И все остальные, самые противные, блаженно довольные, ушлые, самодостаточные, самоуверенные, снисходительно улыбающиеся, ожиревшие и все же юношески задорные, молочные лавочники, гордые орденоносцы, хмельные гуляки, набриолиненные гопники, граждане с солидным достатком, законченные недоумки. Сильные в своих законных правах чудовища, которые тебя призывают в свидетели, разглядывают, окликают. Чудовища с многодетными семьями, с детьми-чудовищами, с собаками-чудовищами; тысячи чудовищ, сдерживаемых красным светом светофора; визжащие самки чудовищ; чудовища с усами, в жилетах, в подтяжках, чудовища-туристы, пачками вываливаемые перед уродливыми памятниками, чудовища в воскресных нарядах, чудовищная толпа чудовищ.
Ты бредешь, но толпа тебя уже не несет, ночь тебя уже не защищает. Ты идешь, опять и снова, неутомимый, бессмертный ходок. Ты ищешь, ты ждешь. Ты бродишь по ископаемому городу: нетронутые белые камни разрушенных фасадов, застывшие урны, пустые стулья, на которых сидели консьержи; ты бродишь по мертвому городу: строительные леса, заброшенные у развороченных зданий, мосты, скрытые туманом и дождем.

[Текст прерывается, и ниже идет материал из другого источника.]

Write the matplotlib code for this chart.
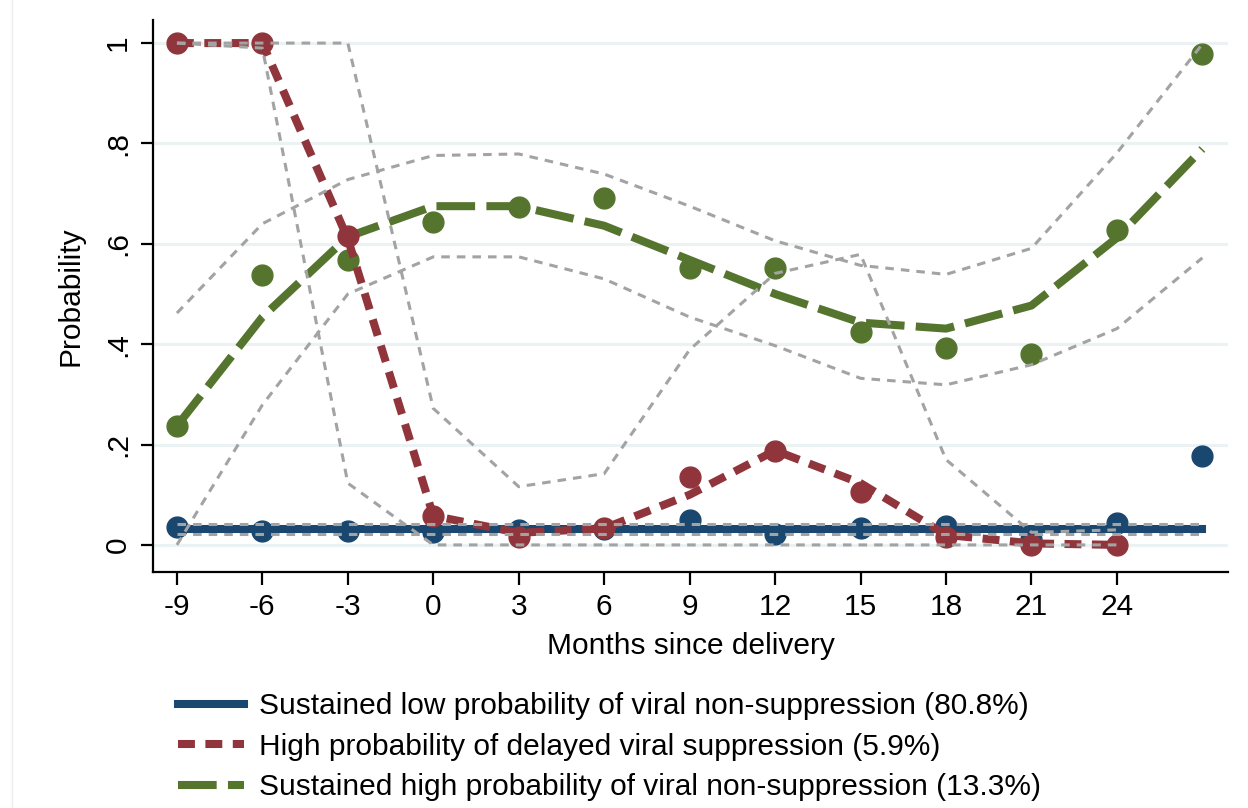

Тлетворный город, скверный город, мерзкий город. Тоскливый город, тоскливые огни на тоскливых улицах, тоскливые клоуны в тоскливых мюзик-холлах, тоскливые очереди перед тоскливыми кинотеатрами, тоскливая мебель в тоскливых магазинах. Черные вокзалы, казармы, ангары. Череда мрачных кафе вдоль Больших бульваров, ужасные витрины. Город шумный или пустынный, бледный или истеричный, город развороченный, разграбленный, заляпанный, город, ощетинившийся запретами, решетками, оградами, скважинами. Город-трупоприемник: смердящие вестибюли, трущобы, загримированные под просторные жилые зоны, опасные кварталы в сердце Парижа, невыносимо мерзкие полицейские бульвары Османн, Мажента, Шарон.